Exercise aim: Give the data below again exactly as it stands. Omit the pictures.

------------

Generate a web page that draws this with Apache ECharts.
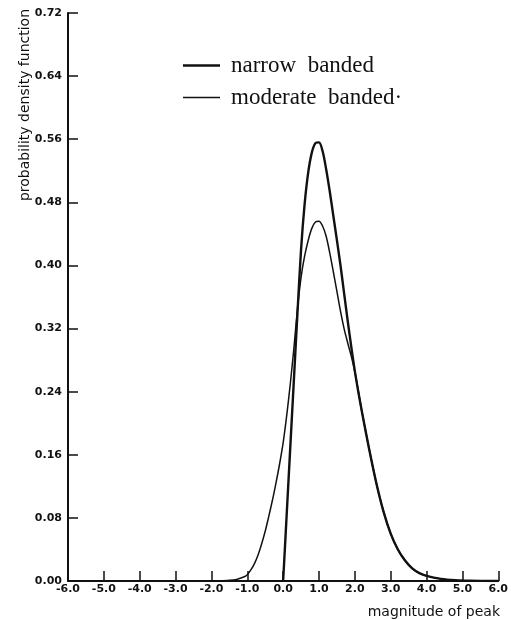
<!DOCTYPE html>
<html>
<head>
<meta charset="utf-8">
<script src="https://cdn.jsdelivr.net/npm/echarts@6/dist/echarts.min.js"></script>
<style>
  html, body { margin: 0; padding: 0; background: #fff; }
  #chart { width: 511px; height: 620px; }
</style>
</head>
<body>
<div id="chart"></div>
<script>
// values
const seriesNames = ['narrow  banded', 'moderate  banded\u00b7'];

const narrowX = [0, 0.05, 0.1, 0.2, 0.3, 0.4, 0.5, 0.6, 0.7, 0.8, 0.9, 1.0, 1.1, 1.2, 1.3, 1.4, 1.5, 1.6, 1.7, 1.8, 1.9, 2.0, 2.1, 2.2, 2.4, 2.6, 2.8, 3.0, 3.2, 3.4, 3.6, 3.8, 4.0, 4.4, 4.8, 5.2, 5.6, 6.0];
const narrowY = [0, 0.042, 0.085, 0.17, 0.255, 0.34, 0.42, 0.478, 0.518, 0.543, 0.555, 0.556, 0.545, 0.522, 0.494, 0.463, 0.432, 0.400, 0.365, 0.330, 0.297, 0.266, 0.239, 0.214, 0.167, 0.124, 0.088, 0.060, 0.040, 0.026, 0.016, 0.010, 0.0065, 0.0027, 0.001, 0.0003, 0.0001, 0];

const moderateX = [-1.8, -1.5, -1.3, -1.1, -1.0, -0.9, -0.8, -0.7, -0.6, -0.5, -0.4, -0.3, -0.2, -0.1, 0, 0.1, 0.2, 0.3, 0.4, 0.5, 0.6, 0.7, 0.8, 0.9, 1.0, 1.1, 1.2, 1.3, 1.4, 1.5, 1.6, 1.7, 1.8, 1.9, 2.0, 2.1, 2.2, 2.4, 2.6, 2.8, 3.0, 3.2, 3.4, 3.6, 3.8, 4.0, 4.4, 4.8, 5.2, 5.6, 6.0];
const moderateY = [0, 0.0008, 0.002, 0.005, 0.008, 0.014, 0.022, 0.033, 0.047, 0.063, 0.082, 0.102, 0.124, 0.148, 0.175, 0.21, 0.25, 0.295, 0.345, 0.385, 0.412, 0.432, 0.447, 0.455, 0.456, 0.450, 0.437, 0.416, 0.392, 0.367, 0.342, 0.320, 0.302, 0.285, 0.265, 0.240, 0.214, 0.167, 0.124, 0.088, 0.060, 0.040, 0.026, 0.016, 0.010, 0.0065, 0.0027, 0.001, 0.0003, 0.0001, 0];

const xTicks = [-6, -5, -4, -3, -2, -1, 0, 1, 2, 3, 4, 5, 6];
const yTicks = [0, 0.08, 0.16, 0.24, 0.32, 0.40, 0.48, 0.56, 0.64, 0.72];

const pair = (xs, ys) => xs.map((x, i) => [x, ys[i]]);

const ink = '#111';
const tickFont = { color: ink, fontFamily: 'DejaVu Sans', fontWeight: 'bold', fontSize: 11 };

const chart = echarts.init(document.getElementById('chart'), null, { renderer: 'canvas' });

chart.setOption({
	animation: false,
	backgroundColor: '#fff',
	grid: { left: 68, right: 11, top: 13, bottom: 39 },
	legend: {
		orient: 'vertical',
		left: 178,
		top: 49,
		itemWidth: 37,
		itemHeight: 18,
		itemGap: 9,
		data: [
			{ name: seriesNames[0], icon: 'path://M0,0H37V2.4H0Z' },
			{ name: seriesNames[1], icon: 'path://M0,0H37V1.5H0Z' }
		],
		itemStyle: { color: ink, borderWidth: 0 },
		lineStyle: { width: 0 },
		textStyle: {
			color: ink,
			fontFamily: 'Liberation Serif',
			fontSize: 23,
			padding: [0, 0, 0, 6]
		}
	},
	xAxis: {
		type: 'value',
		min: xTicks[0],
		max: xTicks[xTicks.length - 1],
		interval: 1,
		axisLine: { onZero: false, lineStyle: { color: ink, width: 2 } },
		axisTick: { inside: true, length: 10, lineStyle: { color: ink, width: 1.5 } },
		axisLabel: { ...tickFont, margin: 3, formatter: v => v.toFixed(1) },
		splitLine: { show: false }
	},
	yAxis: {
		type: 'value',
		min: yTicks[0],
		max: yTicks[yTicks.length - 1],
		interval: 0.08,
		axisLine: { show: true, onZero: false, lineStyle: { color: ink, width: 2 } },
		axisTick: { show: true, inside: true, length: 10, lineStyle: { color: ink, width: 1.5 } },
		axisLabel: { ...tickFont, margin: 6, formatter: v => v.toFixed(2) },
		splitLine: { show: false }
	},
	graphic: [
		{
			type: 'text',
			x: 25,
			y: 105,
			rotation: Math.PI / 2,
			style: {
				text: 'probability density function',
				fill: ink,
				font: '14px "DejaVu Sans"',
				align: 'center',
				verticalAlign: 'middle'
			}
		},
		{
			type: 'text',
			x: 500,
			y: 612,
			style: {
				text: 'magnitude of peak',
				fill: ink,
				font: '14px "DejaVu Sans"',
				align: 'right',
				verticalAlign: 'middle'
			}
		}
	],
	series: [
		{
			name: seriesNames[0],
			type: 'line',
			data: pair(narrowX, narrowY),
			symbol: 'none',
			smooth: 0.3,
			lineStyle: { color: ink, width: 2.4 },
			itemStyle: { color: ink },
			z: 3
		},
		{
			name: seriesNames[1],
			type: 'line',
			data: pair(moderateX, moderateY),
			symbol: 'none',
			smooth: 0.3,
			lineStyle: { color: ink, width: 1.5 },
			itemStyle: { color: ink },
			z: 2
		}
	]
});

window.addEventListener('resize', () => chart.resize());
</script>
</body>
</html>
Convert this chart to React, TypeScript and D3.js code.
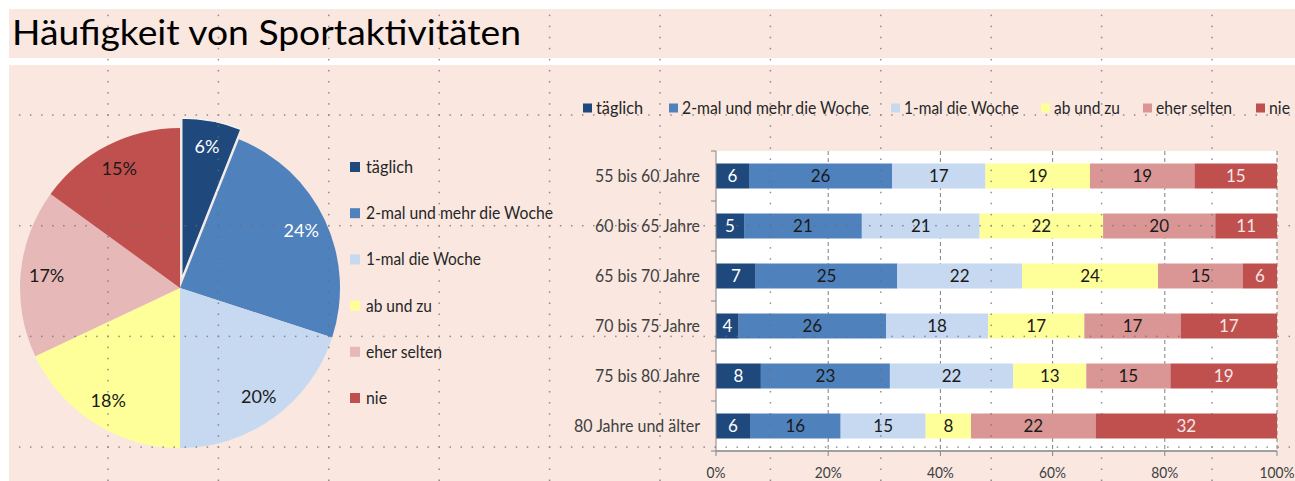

------------

Response for this exercise:
Generate a web page that draws this with Apache ECharts.
<!DOCTYPE html>
<html>
<head>
<meta charset="utf-8">
<script src="https://cdn.jsdelivr.net/npm/echarts@6/dist/echarts.min.js"></script>
<style>
  html, body { margin: 0; padding: 0; background: #fff; }
  #chart { width: 511px; height: 620px; }
</style>
</head>
<body>
<div id="chart"></div>
<script>
// values
const seriesNames = ['narrow  banded', 'moderate  banded\u00b7'];

const narrowX = [0, 0.05, 0.1, 0.2, 0.3, 0.4, 0.5, 0.6, 0.7, 0.8, 0.9, 1.0, 1.1, 1.2, 1.3, 1.4, 1.5, 1.6, 1.7, 1.8, 1.9, 2.0, 2.1, 2.2, 2.4, 2.6, 2.8, 3.0, 3.2, 3.4, 3.6, 3.8, 4.0, 4.4, 4.8, 5.2, 5.6, 6.0];
const narrowY = [0, 0.042, 0.085, 0.17, 0.255, 0.34, 0.42, 0.478, 0.518, 0.543, 0.555, 0.556, 0.545, 0.522, 0.494, 0.463, 0.432, 0.400, 0.365, 0.330, 0.297, 0.266, 0.239, 0.214, 0.167, 0.124, 0.088, 0.060, 0.040, 0.026, 0.016, 0.010, 0.0065, 0.0027, 0.001, 0.0003, 0.0001, 0];

const moderateX = [-1.8, -1.5, -1.3, -1.1, -1.0, -0.9, -0.8, -0.7, -0.6, -0.5, -0.4, -0.3, -0.2, -0.1, 0, 0.1, 0.2, 0.3, 0.4, 0.5, 0.6, 0.7, 0.8, 0.9, 1.0, 1.1, 1.2, 1.3, 1.4, 1.5, 1.6, 1.7, 1.8, 1.9, 2.0, 2.1, 2.2, 2.4, 2.6, 2.8, 3.0, 3.2, 3.4, 3.6, 3.8, 4.0, 4.4, 4.8, 5.2, 5.6, 6.0];
const moderateY = [0, 0.0008, 0.002, 0.005, 0.008, 0.014, 0.022, 0.033, 0.047, 0.063, 0.082, 0.102, 0.124, 0.148, 0.175, 0.21, 0.25, 0.295, 0.345, 0.385, 0.412, 0.432, 0.447, 0.455, 0.456, 0.450, 0.437, 0.416, 0.392, 0.367, 0.342, 0.320, 0.302, 0.285, 0.265, 0.240, 0.214, 0.167, 0.124, 0.088, 0.060, 0.040, 0.026, 0.016, 0.010, 0.0065, 0.0027, 0.001, 0.0003, 0.0001, 0];

const xTicks = [-6, -5, -4, -3, -2, -1, 0, 1, 2, 3, 4, 5, 6];
const yTicks = [0, 0.08, 0.16, 0.24, 0.32, 0.40, 0.48, 0.56, 0.64, 0.72];

const pair = (xs, ys) => xs.map((x, i) => [x, ys[i]]);

const ink = '#111';
const tickFont = { color: ink, fontFamily: 'DejaVu Sans', fontWeight: 'bold', fontSize: 11 };

const chart = echarts.init(document.getElementById('chart'), null, { renderer: 'canvas' });

chart.setOption({
	animation: false,
	backgroundColor: '#fff',
	grid: { left: 68, right: 11, top: 13, bottom: 39 },
	legend: {
		orient: 'vertical',
		left: 178,
		top: 49,
		itemWidth: 37,
		itemHeight: 18,
		itemGap: 9,
		data: [
			{ name: seriesNames[0], icon: 'path://M0,0H37V2.4H0Z' },
			{ name: seriesNames[1], icon: 'path://M0,0H37V1.5H0Z' }
		],
		itemStyle: { color: ink, borderWidth: 0 },
		lineStyle: { width: 0 },
		textStyle: {
			color: ink,
			fontFamily: 'Liberation Serif',
			fontSize: 23,
			padding: [0, 0, 0, 6]
		}
	},
	xAxis: {
		type: 'value',
		min: xTicks[0],
		max: xTicks[xTicks.length - 1],
		interval: 1,
		axisLine: { onZero: false, lineStyle: { color: ink, width: 2 } },
		axisTick: { inside: true, length: 10, lineStyle: { color: ink, width: 1.5 } },
		axisLabel: { ...tickFont, margin: 3, formatter: v => v.toFixed(1) },
		splitLine: { show: false }
	},
	yAxis: {
		type: 'value',
		min: yTicks[0],
		max: yTicks[yTicks.length - 1],
		interval: 0.08,
		axisLine: { show: true, onZero: false, lineStyle: { color: ink, width: 2 } },
		axisTick: { show: true, inside: true, length: 10, lineStyle: { color: ink, width: 1.5 } },
		axisLabel: { ...tickFont, margin: 6, formatter: v => v.toFixed(2) },
		splitLine: { show: false }
	},
	graphic: [
		{
			type: 'text',
			x: 25,
			y: 105,
			rotation: Math.PI / 2,
			style: {
				text: 'probability density function',
				fill: ink,
				font: '14px "DejaVu Sans"',
				align: 'center',
				verticalAlign: 'middle'
			}
		},
		{
			type: 'text',
			x: 500,
			y: 612,
			style: {
				text: 'magnitude of peak',
				fill: ink,
				font: '14px "DejaVu Sans"',
				align: 'right',
				verticalAlign: 'middle'
			}
		}
	],
	series: [
		{
			name: seriesNames[0],
			type: 'line',
			data: pair(narrowX, narrowY),
			symbol: 'none',
			smooth: 0.3,
			lineStyle: { color: ink, width: 2.4 },
			itemStyle: { color: ink },
			z: 3
		},
		{
			name: seriesNames[1],
			type: 'line',
			data: pair(moderateX, moderateY),
			symbol: 'none',
			smooth: 0.3,
			lineStyle: { color: ink, width: 1.5 },
			itemStyle: { color: ink },
			z: 2
		}
	]
});

window.addEventListener('resize', () => chart.resize());
</script>
</body>
</html>
Convert this chart to React, TypeScript and D3.js code.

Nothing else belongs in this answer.